No. Not necessarily. If it works out and it's a player that we think is a value there, then that's fine. But no. There's other ways of getting players.

(At quarterback, when Philadelphia took Kevin Kolb at the top of the second round, there was an immediate reaction from Donovan McNabb. Do you think about any of that?)

No. No. We don't. And we don't at any other position. It's not a slight on whatever the position or whoever the player is. It is a testimony that we're going to take the best player, and if that happens to be at that position, that's what we're going to do. I don't think it's going to affect people the way you think. But I've been wrong.

(So it's a big-boy league and you can't worry about feelings?)

Well, I don't think any feelings are going to get hurt. I wouldn't think that's going to happen.

(Say if Brohm is there at 30 and you take him, and Rodgers goes 0-4 in his first four games, the fans will want to see the other guy. Does that factor in?)

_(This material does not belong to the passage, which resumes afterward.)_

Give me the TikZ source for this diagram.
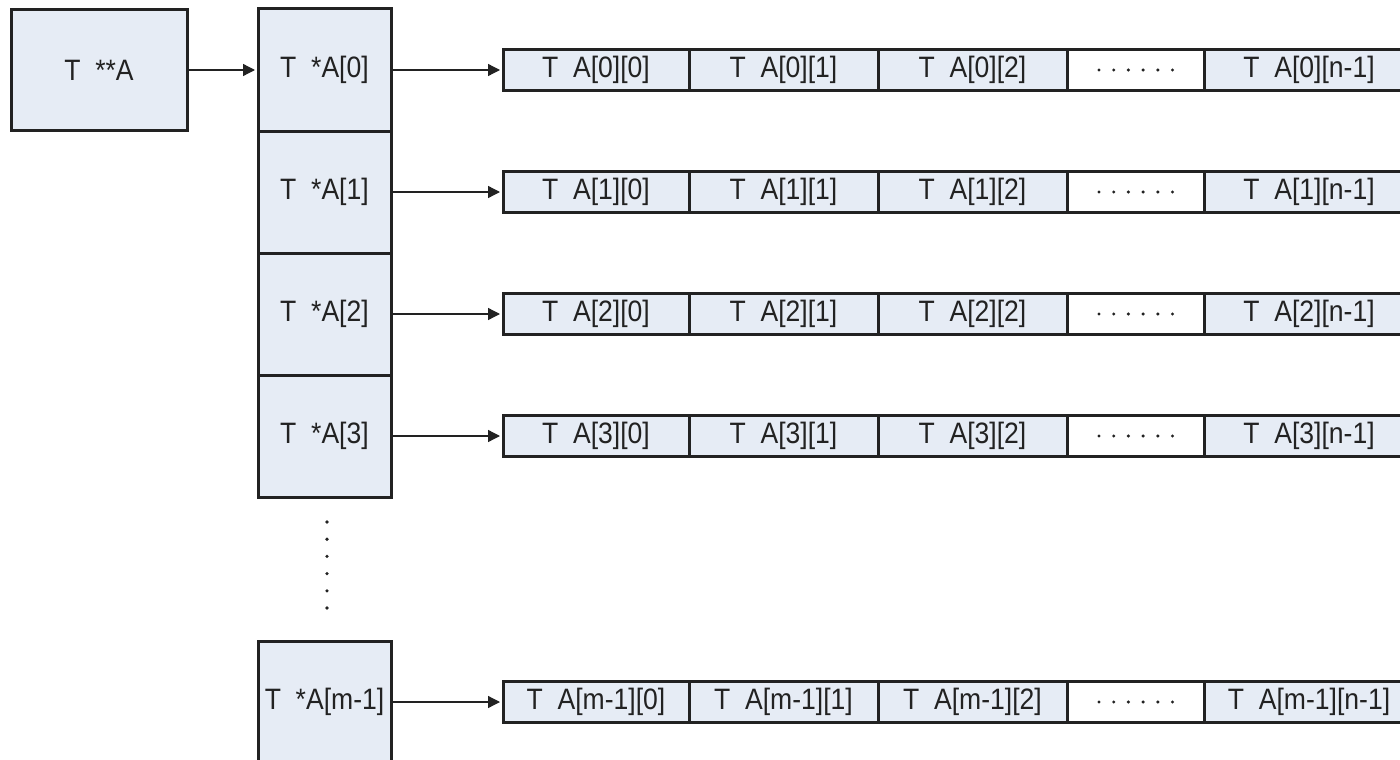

No. No it doesn't. First of all, I'm not anticipating any of that happening, about the 0-4 thing. Again, this is the National Football League, and everybody's got to stand on their own two feet. And Aaron's been preparing for this time and he's been hoping for this time to come and now it's come. So yeah, he's going to be our quarterback. If we take another guy at 30, we're not saying this other guy's going to be our quarterback. We're saying that we've gotten another guy to play the position. You can never have too many people, especially at the most important position in the National Football League.

(With the success you had last season, is it hard to identify specific needs?)

You're always weighing potential draft choices against your current roster, in terms of how are they going to fit in. But again, we don't draft based upon need.

(So did you just succeed in not telling us anything?)

I think so. How'd I do? Thank you. Y'all have a good day.